Like many in search engine optimization, I watch the major algorithmic updates or “boulders” roll down the hill from the Googleplex and see which of us will be knocked down. For those of us who get squashed, we stand back up, dust ourselves off, and try to assess why we were the unlucky few that got rolled. We wait for vague responses from Google or findings from the SEO community.
Panda taught us that “quality content” was of focus and even if you were in the clear sites that link to you may have been devalued, thus affecting your overall authority. My overall perception of the Penguin update was that it was designed primarily to attack unnatural link practices and web spamming techniques, as well as a host of less focused topics such as AdSense usage and internal linking queues.
Duplicate content was mentioned here as a part of meeting Google’s quality guidelines but my overall observation was that it was not mentioned by many to be a major factor in the update.
The Head Scratching Period
After the Penguin update of late April 2012 hit, I quickly noticed that one of my client’s traffic began to slowly lose rankings and traffic. At first, it didn't seem to be an overnight slam by Google, but more so a slow decrease in referrals.
I soon began my post Penguin checklist and noticed that no major Penguin topics were ones that should be providing negative effects on the client site. This ultimately left me at the point of content quality.
I reviewed the content of the affected site sections. It looked fine, was informational, not keyword stuffed, and met Google’s Quality Guidelines. Or so I thought.
Time progressed and other site recommendations were placed on unaffected site areas as I tried to determine why rankings and referrals continued to fall in the aforementioned informational site areas.
I quizzed the site owner as to who developed the content originally. He stated it was himself using content found from other sites and placed on the site in the last few years.
First, I took a look at several years of organic data and noticed that they were hit very hard at the Panda rollout. Shaking my head but also glad we had found the issue we took to the site to pinpoint how much duplication was done.
Using tools such as Webconfs Similar Copy tool and Copyscape we found several site pages with either a large percentage of cross domain scraped duplication down to exact content snippets in copy originated by other sites.

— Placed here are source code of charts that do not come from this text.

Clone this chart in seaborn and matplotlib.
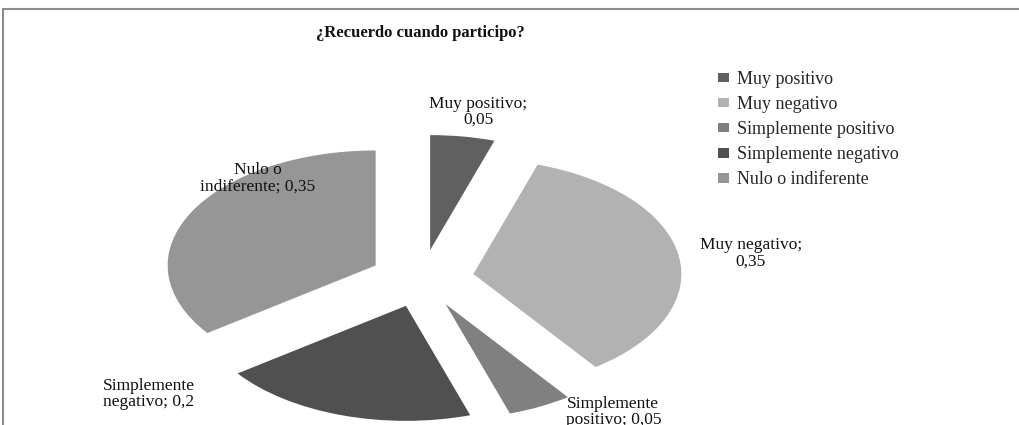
import matplotlib

matplotlib.use("Agg")
import matplotlib.pyplot as plt
from matplotlib.patches import Patch, Rectangle
import seaborn as sns

TITLE = "¿Recuerdo cuando participo?"
CATEGORIES = [
    "Muy positivo",
    "Muy negativo",
    "Simplemente positivo",
    "Simplemente negativo",
    "Nulo o indiferente",
]
VALUES = [0.05, 0.35, 0.05, 0.2, 0.35]
SLICE_LABELS = [
    "Muy positivo;\n0,05",
    "Muy negativo;\n0,35",
    "Simplemente\npositivo; 0,05",
    "Simplemente\nnegativo; 0,2",
    "Nulo o\nindiferente; 0,35",
]
COLORS = ["#606060", "#b2b2b2", "#808080", "#505050", "#969696"]

# label anchor points in data units (pie radius = 1) and their alignment
LABEL_POS = [(0.27, 1.45), (1.58, 0.22), (0.92, -1.16), (-1.534, -1.0), (-0.79, 0.87)]
LABEL_HA = ["center", "center", "center", "left", "center"]

W, H = 1019, 425

sns.set_theme(style="white")
plt.rcParams["font.family"] = ["Liberation Serif", "DejaVu Serif"]

fig = plt.figure(figsize=(W / 100, H / 100), dpi=100)
fig.patch.set_facecolor("white")

# axes sized so the pie is stretched into an ellipse like the original
ax = fig.add_axes([6 / W, -26 / H, 832 / W, 345 / H])
ax.pie(
    VALUES,
    colors=COLORS,
    startangle=90,
    counterclock=False,
    explode=[0.25] * len(VALUES),
    radius=1,
    wedgeprops={"linewidth": 0},
)
ax.set_aspect("auto")
ax.set_xlim(-2, 2)
ax.set_ylim(-1.5, 1.5)
ax.axis("off")

for label, (x, y), ha in zip(SLICE_LABELS, LABEL_POS, LABEL_HA):
    ax.text(x, y, label, ha=ha, va="center", fontsize=12.5, color="#111111",
            linespacing=1.0, clip_on=False)

fig.text(420 / W, 1 - 33 / H, TITLE, ha="center", va="center", fontsize=12,
         fontweight="bold", color="#111111")

handles = [Patch(facecolor=c, edgecolor="none", label=cat) for cat, c in zip(CATEGORIES, COLORS)]
fig.legend(
    handles=handles,
    loc="upper left",
    bbox_to_anchor=(718 / W, 1 - 71 / H),
    frameon=False,
    fontsize=13,
    handlelength=0.62,
    handleheight=0.42,
    handletextpad=0.45,
    labelspacing=0.45,
    borderpad=0,
    borderaxespad=0,
)

fig.add_artist(Rectangle((3 / W, -0.1), 1.2, (H - 9) / H + 0.1, transform=fig.transFigure,
                         fill=False, edgecolor="#8c8c8c", linewidth=1.5))

fig.savefig("out.png", dpi=100)
plt.close(fig)
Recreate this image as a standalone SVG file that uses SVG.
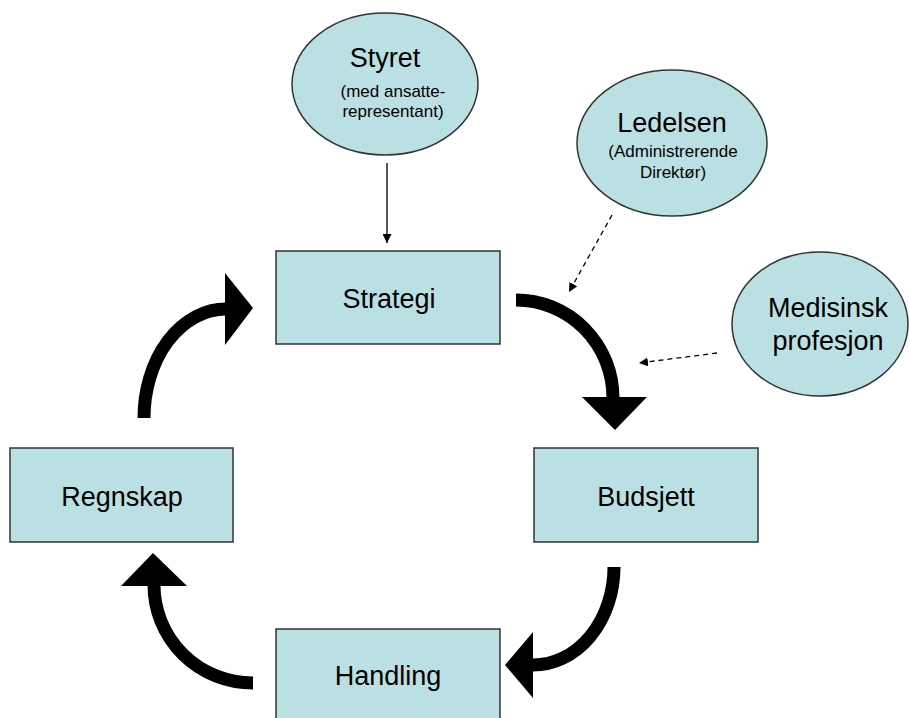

A content writing resource worked quickly to rewrite unique copy for these pages to reduce the percentage of duplication. All of the affected pages were then released in their new unique state.
I had assumed that the recovery period may take a slow progression as the penalty in this case had come about slowly. Surprisingly, soon we saw that our pre-Penguin rankings and traffic appeared in a day’s time.
The rankings and traffic came back and are still there. After celebrating it is time for some after action review that leads to many questions including:
- Is duplicate content, scraping, all that is included in Google’s Quality Guidelines more of a factor in the Penguin update than the SEO community considered?
- If you get your pre-algorithmic update rankings back in a day, why weren’t they all lost in a day?
- I also understand that there are multiple algorithmic updates on a daily basis, but it is interesting that the ranking and traffic decline happened right during Penguin. There have been other algorithmic happenings and refreshes in the period from then to now but am used to update refreshes being a leash easement on the algorithmic update and usually you see a rankings improvement. Why did I continue to see the slow negative trend?
Ultimately, I think the above story shows that it is quite important to know where your SEO client’s or company’s content originated if it precedes your involvement with site SEO efforts.
A recent post by Danny Goodwin,”Google’s Rating Guidelines Add Page Quality to Human Reviews”, rang for a while inside my head as it reinforces that even more so we need to be mindful of our site content. This includes ensuring it is unique first and foremost but engaging, constantly refreshed and meaningful for consideration in SEO improvement.
Unknown scraping efforts are, in my opinion, more dangerous than incidental on-site content duplication via dynamic parameter usage, session ID usage, on-site copy spinning (e.g., copy variations on location pages, etc.). All of these dangerous practices knowingly or unknowingly fall into the realm of content quality and showing devotion to your site content will allow you to provide fresh and unique copy that post Caffeine (yet again, another big algorithm update) Googlebot will enjoy crawling.